_PROVIDED INFORMATION_:
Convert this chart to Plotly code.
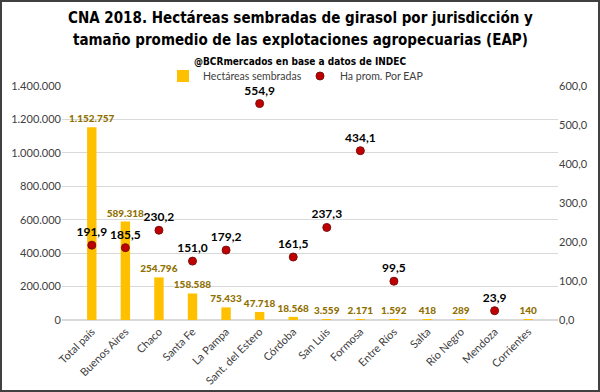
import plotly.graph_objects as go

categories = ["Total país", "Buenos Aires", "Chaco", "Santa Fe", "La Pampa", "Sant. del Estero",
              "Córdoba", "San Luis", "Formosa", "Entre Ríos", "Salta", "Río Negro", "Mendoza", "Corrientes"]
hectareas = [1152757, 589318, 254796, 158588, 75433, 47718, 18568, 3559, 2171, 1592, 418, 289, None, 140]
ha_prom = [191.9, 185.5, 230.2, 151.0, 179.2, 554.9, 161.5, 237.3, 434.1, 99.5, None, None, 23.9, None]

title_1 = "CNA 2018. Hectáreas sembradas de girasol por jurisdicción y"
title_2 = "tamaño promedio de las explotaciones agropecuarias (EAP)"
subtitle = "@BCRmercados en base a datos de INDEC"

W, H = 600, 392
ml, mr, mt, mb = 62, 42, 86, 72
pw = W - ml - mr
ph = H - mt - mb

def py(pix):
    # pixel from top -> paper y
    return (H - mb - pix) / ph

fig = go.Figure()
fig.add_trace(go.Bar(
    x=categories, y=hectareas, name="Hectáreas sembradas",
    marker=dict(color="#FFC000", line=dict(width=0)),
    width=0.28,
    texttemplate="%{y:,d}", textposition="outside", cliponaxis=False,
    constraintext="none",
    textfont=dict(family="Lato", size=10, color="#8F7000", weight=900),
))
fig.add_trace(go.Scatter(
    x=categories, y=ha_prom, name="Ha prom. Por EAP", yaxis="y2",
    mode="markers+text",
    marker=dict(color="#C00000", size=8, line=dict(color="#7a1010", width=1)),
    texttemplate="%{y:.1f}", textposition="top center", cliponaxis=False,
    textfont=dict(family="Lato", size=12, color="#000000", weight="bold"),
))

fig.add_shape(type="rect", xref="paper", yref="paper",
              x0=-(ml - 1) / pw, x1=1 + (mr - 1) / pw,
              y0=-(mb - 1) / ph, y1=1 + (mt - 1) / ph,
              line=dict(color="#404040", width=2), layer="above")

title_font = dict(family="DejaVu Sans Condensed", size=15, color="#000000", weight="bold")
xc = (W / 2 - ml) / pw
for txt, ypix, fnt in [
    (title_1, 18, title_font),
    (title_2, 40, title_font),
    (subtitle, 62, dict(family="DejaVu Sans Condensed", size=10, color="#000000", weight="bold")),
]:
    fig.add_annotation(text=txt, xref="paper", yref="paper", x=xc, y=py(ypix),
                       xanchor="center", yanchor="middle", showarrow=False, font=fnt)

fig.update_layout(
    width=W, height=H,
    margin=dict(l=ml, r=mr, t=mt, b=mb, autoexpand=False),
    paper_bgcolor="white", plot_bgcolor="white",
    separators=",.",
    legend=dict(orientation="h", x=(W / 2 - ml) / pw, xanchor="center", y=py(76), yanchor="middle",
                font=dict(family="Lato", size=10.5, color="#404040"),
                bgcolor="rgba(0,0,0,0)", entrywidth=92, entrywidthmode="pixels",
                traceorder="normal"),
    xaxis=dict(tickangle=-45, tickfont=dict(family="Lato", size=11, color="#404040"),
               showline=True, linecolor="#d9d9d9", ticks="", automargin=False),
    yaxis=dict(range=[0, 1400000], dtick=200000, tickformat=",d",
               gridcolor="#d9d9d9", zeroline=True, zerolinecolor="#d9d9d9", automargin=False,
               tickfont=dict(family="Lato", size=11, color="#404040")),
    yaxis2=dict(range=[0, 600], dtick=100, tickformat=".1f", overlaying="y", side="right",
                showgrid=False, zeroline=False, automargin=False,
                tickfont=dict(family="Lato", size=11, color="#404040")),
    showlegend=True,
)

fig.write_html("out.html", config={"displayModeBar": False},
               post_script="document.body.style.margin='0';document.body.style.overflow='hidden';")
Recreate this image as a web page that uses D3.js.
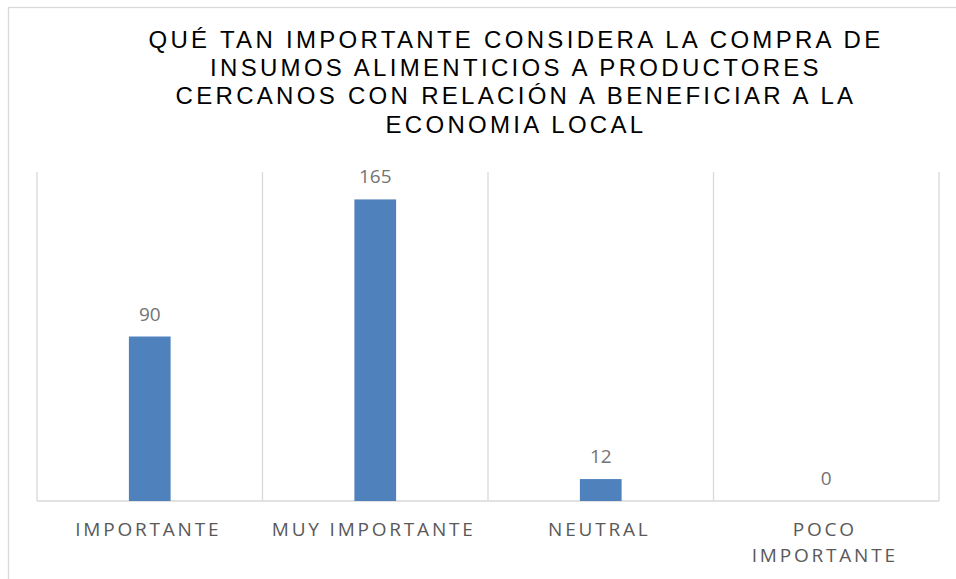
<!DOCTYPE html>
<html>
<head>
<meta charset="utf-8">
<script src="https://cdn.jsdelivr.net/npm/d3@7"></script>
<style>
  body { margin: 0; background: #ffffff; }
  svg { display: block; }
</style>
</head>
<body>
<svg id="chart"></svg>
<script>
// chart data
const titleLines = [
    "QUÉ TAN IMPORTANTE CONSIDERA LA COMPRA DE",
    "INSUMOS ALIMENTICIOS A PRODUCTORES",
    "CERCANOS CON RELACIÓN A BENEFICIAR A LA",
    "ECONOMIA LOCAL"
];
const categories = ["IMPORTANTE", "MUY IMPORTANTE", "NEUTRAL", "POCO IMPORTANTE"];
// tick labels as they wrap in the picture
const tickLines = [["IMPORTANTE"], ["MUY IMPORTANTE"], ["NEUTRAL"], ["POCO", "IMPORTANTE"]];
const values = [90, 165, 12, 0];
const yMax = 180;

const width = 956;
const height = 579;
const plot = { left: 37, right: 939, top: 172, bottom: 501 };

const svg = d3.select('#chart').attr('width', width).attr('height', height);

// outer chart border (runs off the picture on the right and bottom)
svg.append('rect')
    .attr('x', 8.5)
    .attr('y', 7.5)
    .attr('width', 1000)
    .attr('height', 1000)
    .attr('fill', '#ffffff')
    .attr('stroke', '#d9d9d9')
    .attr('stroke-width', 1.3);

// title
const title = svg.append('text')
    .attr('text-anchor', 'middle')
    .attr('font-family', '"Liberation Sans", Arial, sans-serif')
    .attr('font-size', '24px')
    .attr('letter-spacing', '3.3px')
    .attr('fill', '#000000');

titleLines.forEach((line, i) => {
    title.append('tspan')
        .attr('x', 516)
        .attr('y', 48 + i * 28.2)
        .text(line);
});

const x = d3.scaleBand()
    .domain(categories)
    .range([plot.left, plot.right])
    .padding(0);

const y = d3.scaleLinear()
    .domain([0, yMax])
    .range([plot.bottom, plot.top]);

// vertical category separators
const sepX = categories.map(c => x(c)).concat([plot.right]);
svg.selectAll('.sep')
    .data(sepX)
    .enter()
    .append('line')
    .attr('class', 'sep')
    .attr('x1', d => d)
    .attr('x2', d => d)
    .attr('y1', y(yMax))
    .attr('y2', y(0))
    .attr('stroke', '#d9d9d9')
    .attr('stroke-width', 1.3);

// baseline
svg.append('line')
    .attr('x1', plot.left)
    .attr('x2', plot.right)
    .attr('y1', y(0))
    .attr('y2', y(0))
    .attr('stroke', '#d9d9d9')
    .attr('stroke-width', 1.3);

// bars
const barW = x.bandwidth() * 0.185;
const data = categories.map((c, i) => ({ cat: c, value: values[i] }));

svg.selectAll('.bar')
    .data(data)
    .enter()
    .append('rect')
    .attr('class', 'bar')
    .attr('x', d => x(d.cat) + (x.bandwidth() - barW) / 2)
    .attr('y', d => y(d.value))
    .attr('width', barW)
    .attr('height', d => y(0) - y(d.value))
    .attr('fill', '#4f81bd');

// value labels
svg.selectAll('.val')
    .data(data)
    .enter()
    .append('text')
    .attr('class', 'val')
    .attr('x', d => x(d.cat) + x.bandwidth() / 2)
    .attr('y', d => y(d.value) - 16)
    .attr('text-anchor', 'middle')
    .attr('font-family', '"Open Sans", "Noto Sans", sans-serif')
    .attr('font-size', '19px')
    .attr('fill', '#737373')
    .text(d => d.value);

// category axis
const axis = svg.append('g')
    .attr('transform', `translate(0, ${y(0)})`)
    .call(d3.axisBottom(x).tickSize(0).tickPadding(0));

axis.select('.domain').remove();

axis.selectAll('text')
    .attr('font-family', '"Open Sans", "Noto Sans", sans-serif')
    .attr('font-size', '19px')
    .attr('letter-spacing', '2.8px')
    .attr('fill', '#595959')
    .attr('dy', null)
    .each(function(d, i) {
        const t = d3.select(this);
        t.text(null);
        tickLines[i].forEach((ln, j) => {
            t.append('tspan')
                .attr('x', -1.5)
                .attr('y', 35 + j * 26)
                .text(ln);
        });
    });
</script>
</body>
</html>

_REQUEST_: Make an exact copy of the lines from the top of the material through the line with "import plotly.graph_objects as go", pictures excluded.

_SOLUTION_:
Convert this chart to Plotly code.
import plotly.graph_objects as go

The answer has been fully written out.